Continuing my 1985 diary of a trip to China
We’re properly in the Gobi Desert now. Saw two camels trotting along in fine style all decked out in bright red harnesses with tassels. They look woolly and cute. Never thought I’d say that about a camel.
Felt better this morning. Elspeth and I sliced up the last of the apples and bananas and mixed them into an interesting sludge with the last of the biscuits. Cheryl declined to join us for breakfast.
Talk about blasted heaths. This is just empty, brown land. Any water, and there seems to be precious little of it, is frozen solid.
The train stops for Liu Yuan; the guard opens the door, but there is nothing here. No station. Nothing. We drop our packs on to the ground and then climb down from the panting dragon. People hang out the windows and wave at us. Nobody else gets off.
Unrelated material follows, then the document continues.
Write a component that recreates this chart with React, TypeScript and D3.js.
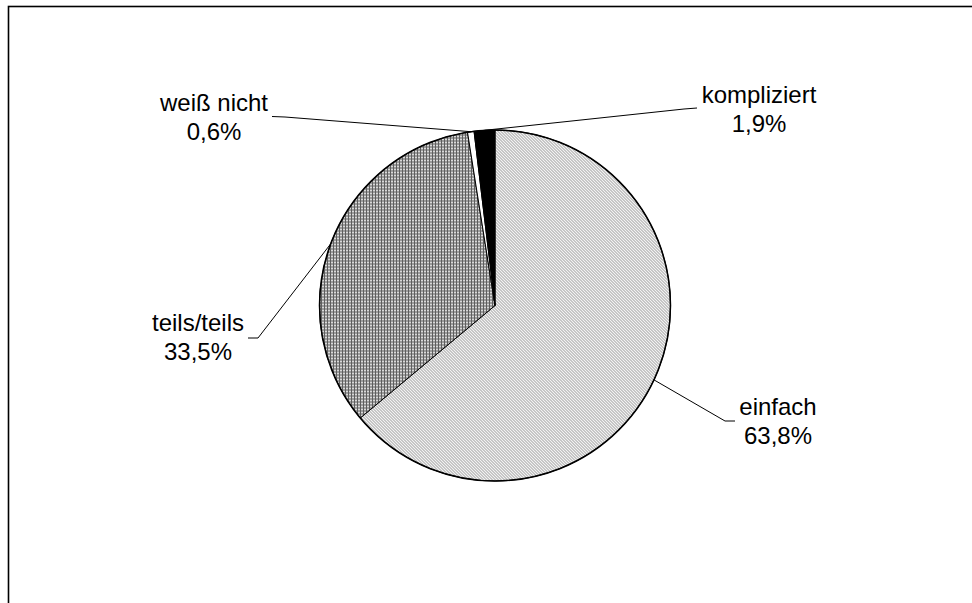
import * as d3 from 'd3';
import React from 'react';

// slice order, clockwise from 12 o'clock
const categories = ['einfach', 'teils/teils', 'weiß nicht', 'kompliziert'];
const shares = [63.8, 33.5, 0.6, 1.9];
const valueLabels = ['63,8%', '33,5%', '0,6%', '1,9%'];

// label anchor (text centre, first baseline) and leader elbow per slice
const labelLayout = [
  { x: 778, y: 415, elbow: [[735, 421], [725, 421]] },
  { x: 198, y: 331, elbow: [[248, 338], [258, 338]] },
  { x: 214, y: 111, elbow: [[272, 116.5], [285, 117]] },
  { x: 759, y: 103, elbow: [[697, 108], [684, 109]] },
];

const fills = ['url(#hatchDiag)', 'url(#hatchGrid)', '#ffffff', '#000000'];

const width = 972;
const height = 603;
const cx = 495;
const cy = 305.5;
const radius = 175.5;

export default function App() {
  const pie = d3
    .pie<number>()
    .sort(null)
    .value((d) => d);
  const arcs = pie(shares);
  const arc = d3.arc<d3.PieArcDatum<number>>().innerRadius(0).outerRadius(radius);
  const edge = d3.arc<d3.PieArcDatum<number>>().innerRadius(radius).outerRadius(radius);

  return (
    <svg
      width={width}
      height={height}
      style={{ position: 'fixed', left: 0, top: 0, background: '#fff' }}
      fontFamily="'Liberation Sans', Arial, sans-serif"
    >
      <defs>
        <pattern id="hatchDiag" patternUnits="userSpaceOnUse" width={3} height={3}>
          <rect width={3} height={3} fill="#f2f2f2" />
          <rect x={0} y={0} width={1} height={1} fill="#9a9a9a" />
          <rect x={1} y={1} width={1} height={1} fill="#9a9a9a" />
          <rect x={2} y={2} width={1} height={1} fill="#9a9a9a" />
        </pattern>
        <pattern id="hatchGrid" patternUnits="userSpaceOnUse" width={3} height={3}>
          <rect width={3} height={3} fill="#d9d9d9" />
          <rect width={3} height={1} fill="#5e5e5e" />
          <rect width={1} height={3} fill="#5e5e5e" />
        </pattern>
      </defs>

      <rect x={8.5} y={6.5} width={1000} height={700} fill="none" stroke="#000" strokeWidth={1.6} />

      <g transform={`translate(${cx},${cy})`}>
        {arcs.map((a, i) => (
          <path key={categories[i]} d={arc(a) || ''} fill={fills[i]} stroke="#000" strokeWidth={1} />
        ))}
        <circle r={radius} fill="none" stroke="#000" strokeWidth={1.5} />
      </g>

      {arcs.map((a, i) => {
        const [ex, ey] = edge.centroid(a);
        const pts: [number, number][] = [
          [ex + cx, ey + cy],
          ...(labelLayout[i].elbow.slice().reverse() as [number, number][]),
        ];
        return (
          <path
            key={`lead-${i}`}
            d={d3.line()(pts) || ''}
            fill="none"
            stroke="#000"
            strokeWidth={1}
          />
        );
      })}

      {categories.map((c, i) => (
        <text key={`lab-${i}`} textAnchor="middle" fontSize={24} fill="#000">
          <tspan x={labelLayout[i].x} y={labelLayout[i].y}>
            {c}
          </tspan>
          <tspan x={labelLayout[i].x} y={labelLayout[i].y + 29}>
            {valueLabels[i]}
          </tspan>
        </text>
      ))}
    </svg>
  );
}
‘Are you sure this is right?’ Cheryl shouts up at the guard.
The guard shouts something back and then slams the door, and the train puffs and heaves and slowly clanks away, gathering speed as it leaves us. We are alone in a vast landscape.
‘What did the guard say?’ I ask.
‘She said there’s a bus,’ replied Cheryl.
‘Right,’ said Elspeth looking around at the emptiness. I never realised before, just how dry a Scouser’s sense of humour can be, and the wealth of meaning you can put into one word.
We move away from the tracks and sit down on our packs. We can still see the train, a tiny disappearing clockwork toy in the vast landscape, and I begin to remember all the B movies I have ever seen about ignorant travellers coming to grief in the desert. I particularly think of the one with Sophia Loren where she finds a skeleton face down in the sand, but still grimly clutching a handbag.
I begin to wonder how regularly this desert bus is supposed to run. If it is anything like the service in Milton Keynes, we’re done for.